Abrams v. Abrams

88 P. 70 | Kan. | 1906

Per Curiam:

This was an action of ejectment by-Harry Abrams against his son, Alfred Abrams. The case was tried by the court, and judgment was for defendant. Plaintiff complains.

The court made findings of fact. The transaction was one between father and son. The formalities characterizing dealings between business men were not employed, but out of all that was said and done legal rights were created which the law will protect. Either the plaintiff bought the land or the defendant bought it. The deed to the plaintiff was either as owner or by way of security for an advancement to the defendant. Possession was taken by the defendant either as owner or as tenant. The defendant did make lasting and valuable improvements upon the land. *889Although they were unpretentious they made a Kansas home.

The testimony relating to these matters was conflicting. The plaintiff told one story, while the defendant and his witnesses told another. Different inferences might be drawn from the testimony given. The demeanor of the witnesses while testifying might have been such as to indicate who’ affiliated more closely with the truth. The refusal of the plaintiff to accept a sum of money offered him by way of payment, and his insistence that it was only rent, was merely a circumstance to be considered with all the other evidence in the case. The facts having been settled by the district court upon sufficient evidence this court will not interfere.

The findings of the court are that the defendant himself purchased the land and immediately moved upon it, placed a dwelling-house thereon, made other lasting and valuable improvements, and has ever since continued to occupy the premises with his family. This being true, the defendant owns the land, whether he has paid the man who furnished the money to buy it or not, and cannot be ejected for failure to pay his debt. The court further found that the deed to the plaintiff was a mortgage to secure the price of the land. A verbal agreement to that effect is sufficient to convert an instrument in form a deed into a mortgage. The plaintiff, being a mortgagee, can do nothing but foreclose his lien. These propositions are all elementary in the law.

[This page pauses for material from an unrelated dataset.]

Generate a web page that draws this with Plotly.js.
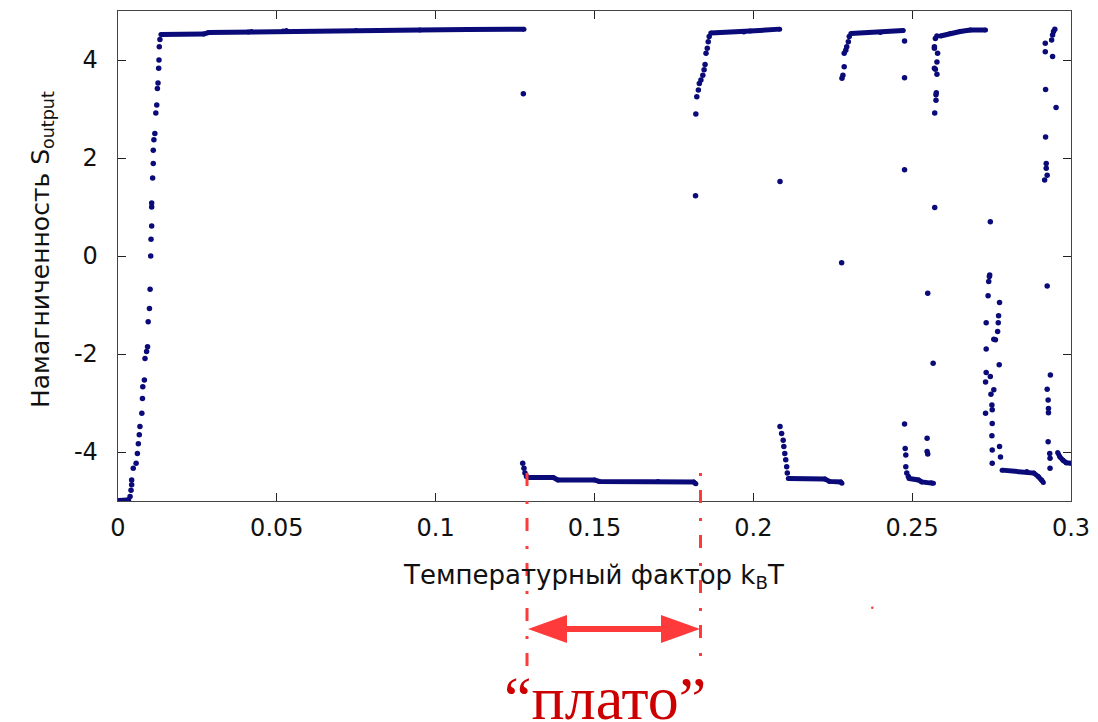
<!DOCTYPE html>
<html>
<head>
<meta charset="utf-8">
<script src="https://cdn.plot.ly/plotly-3.0.1.min.js"></script>
<style>html,body{margin:0;padding:0;background:#fff;}#chart{width:1098px;height:722px;}</style>
</head>
<body>
<div id="chart"></div>
<script>
// Dense plateau segments (null separates segments)
const bandX = [
  0.0003, 0.0030, null,
  0.0135, 0.0270, 0.0285, 0.0410, 0.0420, 0.0520, 0.0530, 0.0750, 0.0950, 0.1100, 0.1278, null,
  0.1292, 0.1370, 0.1385, 0.1500, 0.1515, 0.1700, 0.1812, 0.1819, null,
  0.1866, 0.1970, 0.1990, 0.2083, null,
  0.2110, 0.2225, 0.2240, 0.2275, 0.2279, null,
  0.2307, 0.2400, 0.2472, null,
  0.2490, 0.2520, 0.2530, 0.2560, 0.2567, null,
  0.2589, 0.2620, 0.2651, 0.2683, 0.2731, null,
  0.2783, 0.2861, 0.2883, 0.2897, 0.2908, 0.2913, null,
  0.2958, 0.2965, 0.2975, 0.2985, 0.3000
];
const bandY = [
  -4.99, -4.98, null,
  4.52, 4.53, 4.56, 4.57, 4.58, 4.59, 4.60, 4.60, 4.61, 4.62, 4.63, null,
  -4.52, -4.52, -4.57, -4.57, -4.60, -4.60, -4.61, -4.65, null,
  4.55, 4.57, 4.59, 4.63, null,
  -4.54, -4.55, -4.60, -4.61, -4.64, null,
  4.54, 4.56, 4.60, null,
  -4.54, -4.57, -4.61, -4.63, -4.64, null,
  4.49, 4.54, 4.58, 4.61, 4.61, null,
  -4.37, -4.40, -4.43, -4.50, -4.57, -4.62, null,
  -4.01, -4.10, -4.17, -4.22, -4.23
];

// Individual sample points
const ptX = [
  0.0033, 0.0038, 0.0041, 0.0043, 0.0043, 0.0048, 0.0057, 0.0061, 0.0064, 0.0067,
  0.0069, 0.0075, 0.0077, 0.0078, 0.0083, 0.0085, 0.0090, 0.0093, 0.0095, 0.0099,
  0.0101, 0.0103, 0.0104, 0.0106, 0.0106, 0.0106, 0.0109, 0.0111, 0.0111, 0.0113,
  0.0116, 0.0119, 0.0122, 0.0124, 0.0126, 0.0128, 0.0129, 0.0130, 0.0132,
  0.1276, 0.1274, 0.1278, 0.1281, 0.1286,
  0.1819, 0.1818, 0.1822, 0.1827, 0.1830, 0.1835, 0.1841, 0.1845, 0.1848, 0.1851,
  0.1855, 0.1858, 0.1861,
  0.2084, 0.2084, 0.2089, 0.2094, 0.2096, 0.2099, 0.2102, 0.2105, 0.2107,
  0.2278, 0.2279, 0.2282, 0.2286, 0.2286, 0.2291, 0.2294, 0.2299, 0.2302,
  0.2476, 0.2476, 0.2476, 0.2476, 0.2478, 0.2480, 0.2480, 0.2483, 0.2488,
  0.2547, 0.2547, 0.2549, 0.2549, 0.2566, 0.2571,
  0.2571, 0.2575, 0.2575, 0.2576, 0.2578, 0.2573, 0.2570, 0.2578, 0.2580, 0.2570,
  0.2570, 0.2573, 0.2578,
  0.2746, 0.2744, 0.2743, 0.2741, 0.2739, 0.2775, 0.2733, 0.2772, 0.2771, 0.2769,
  0.2762, 0.2757, 0.2733, 0.2774, 0.2733, 0.2746, 0.2757, 0.2748, 0.2731, 0.2751,
  0.2752, 0.2731, 0.2752, 0.2751, 0.2775, 0.2752, 0.2778, 0.2752,
  0.2919, 0.2919, 0.2942, 0.2939, 0.2942, 0.2945, 0.2949, 0.2953, 0.2920, 0.2920,
  0.2922, 0.2922, 0.2925, 0.2917, 0.2925, 0.2935, 0.2925, 0.2928, 0.2929, 0.2929,
  0.2928, 0.2933, 0.2934, 0.2934
];
const ptY = [
  -4.98, -4.91, -4.78, -4.67, -4.57, -4.33, -4.23, -4.03, -3.83, -3.65,
  -3.48, -3.21, -2.91, -2.67, -2.53, -2.09, -1.95, -1.85, -1.34, -1.07,
  -0.68, 0.00, 0.34, 0.61, 1.00, 1.08, 1.59, 1.89, 2.16, 2.37,
  2.50, 2.92, 3.08, 3.42, 3.53, 3.83, 4.00, 4.27, 4.42,
  3.31, -4.23, -4.33, -4.43, -4.50,
  2.90, 1.23, 3.25, 3.39, 3.52, 3.59, 3.69, 3.80, 3.91, 4.14,
  4.24, 4.37, 4.48,
  1.52, -3.48, -3.62, -3.76, -3.89, -4.03, -4.16, -4.30, -4.43,
  -0.14, 3.63, 3.69, 3.86, 4.14, 4.20, 4.27, 4.37, 4.48,
  4.39, 3.64, 1.76, -3.43, -3.93, -4.06, -4.30, -4.43, -4.50,
  -3.72, -3.99, -4.04, -0.76, -2.19, 0.99,
  2.92, 3.18, 3.29, 3.33, 3.71, 3.81, 3.83, 3.96, 4.14, 4.27,
  4.24, 4.44, 4.49,
  0.70, -0.39, -0.42, -0.52, -0.81, -0.95, -1.36, -1.22, -1.36, -1.54,
  -1.71, -1.70, -1.90, -2.22, -2.38, -2.46, -2.73, -2.82, -2.57, -3.04,
  -3.14, -3.21, -3.42, -3.67, -3.89, -3.96, -4.10, -4.23,
  4.34, 4.17, 4.07, 4.41, 4.51, 4.58, 4.63, 3.03, 3.40, 2.43,
  1.89, 1.79, 1.65, 1.55, -0.61, -2.43, -2.72, -2.94, -3.11, -3.20,
  -3.79, -4.03, -4.13, -4.33
];

const xTickVals = [0, 0.05, 0.1, 0.15, 0.2, 0.25, 0.3];
const xTickText = ['0', '0.05', '0.1', '0.15', '0.2', '0.25', '0.3'];
const yTickVals = [-4, -2, 0, 2, 4];
const yTickText = ['-4', '-2', '0', '2', '4'];

const navy = '#0a0a78';
const red = '#ff3a3a';
const axisFont = {family: 'DejaVu Sans', size: 24, color: '#111'};

const traces = [
  {x: bandX, y: bandY, type: 'scatter', mode: 'lines+markers', connectgaps: false,
   line: {color: navy, width: 5}, marker: {color: navy, size: 5}, hoverinfo: 'skip'},
  {x: ptX, y: ptY, type: 'scatter', mode: 'markers',
   marker: {color: navy, size: 5.5}}
];

// helper: plot pixels -> paper coords for overlay annotations
const L = 118, R = 1071, T = 11, B = 501;
const px = v => (v - L) / (R - L);
const py = v => (B - v) / (B - T);

const dashPat = '13px,15px,3px,14px';
const shapes = [
  {type: 'line', xref: 'paper', yref: 'paper', x0: px(527), x1: px(527), y0: py(473), y1: py(668),
   line: {color: red, width: 3, dash: dashPat}},
  {type: 'line', xref: 'paper', yref: 'paper', x0: px(700.5), x1: px(700.5), y0: py(473), y1: py(668),
   line: {color: red, width: 3, dash: '3px,14px,13px,15px'}},
  {type: 'line', xref: 'paper', yref: 'paper', x0: px(560), x1: px(668), y0: py(629), y1: py(629),
   line: {color: red, width: 6}},
  {type: 'path', xref: 'paper', yref: 'paper',
   path: `M${px(528)},${py(629)} L${px(567)},${py(615)} L${px(567)},${py(643)} Z`,
   fillcolor: red, line: {color: red, width: 0}},
  {type: 'path', xref: 'paper', yref: 'paper',
   path: `M${px(700)},${py(629)} L${px(661)},${py(615)} L${px(661)},${py(643)} Z`,
   fillcolor: red, line: {color: red, width: 0}},
  {type: 'circle', xref: 'paper', yref: 'paper', x0: px(871), x1: px(873.5), y0: py(606.5), y1: py(609),
   fillcolor: red, line: {width: 0}}
];

const annotations = [
  {xref: 'paper', yref: 'paper', x: px(593), y: py(576), xanchor: 'center', yanchor: 'middle',
   text: 'Температурный фактор k<sub>B</sub>T', showarrow: false,
   font: {family: 'DejaVu Sans', size: 26, color: '#111'}},
  {xref: 'paper', yref: 'paper', x: px(42), y: py(250), xanchor: 'center', yanchor: 'middle',
   text: 'Намагниченность S<sub>output</sub>', showarrow: false, textangle: -90,
   font: {family: 'DejaVu Sans', size: 25, color: '#111'}},
  {xref: 'paper', yref: 'paper', x: px(605), y: py(698), xanchor: 'center', yanchor: 'middle',
   text: '\u201Cплато\u201D', showarrow: false,
   font: {family: 'Liberation Serif', size: 62, color: '#cc0000'}}
];

const layout = {
  width: 1098, height: 722,
  margin: {l: L, r: 1098 - R, t: T, b: 722 - B, pad: 0},
  paper_bgcolor: '#fff', plot_bgcolor: '#fff',
  showlegend: false,
  xaxis: {range: [0, 0.3], tickvals: xTickVals, ticktext: xTickText,
    ticks: 'inside', ticklen: 8, tickwidth: 1, tickcolor: '#222',
    mirror: 'allticks', showline: true, linecolor: '#444', linewidth: 1.3,
    showgrid: false, zeroline: false, tickfont: axisFont, ticklabelstandoff: 5},
  yaxis: {range: [-5, 5], tickvals: yTickVals, ticktext: yTickText,
    ticks: 'inside', ticklen: 8, tickwidth: 1, tickcolor: '#222',
    mirror: 'allticks', showline: true, linecolor: '#444', linewidth: 1.3,
    showgrid: false, zeroline: false, tickfont: axisFont, ticklabelstandoff: 14},
  shapes: shapes,
  annotations: annotations
};

Plotly.newPlot('chart', traces, layout, {staticPlot: true});
</script>
</body>
</html>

The defendant did not buy of the plaintiff and the question of the statute of frauds does not properly arise between them. So far as this case is concerned the legal effect of the transaction is the same as if the defendant had first taken a deed and then had mortgaged to the plaintiff. But in any event this court long ago held that taking possession of land and making *890lasting and valuable improvements upon it under a parol agreement of sale takes the case out of the statute. (Newkirk v. Marshall, 35 Kan. 77, 10 Pac. 571.) Likewise under the findings of fact no question of trust is presented.

The judgment of the district court is affirmed.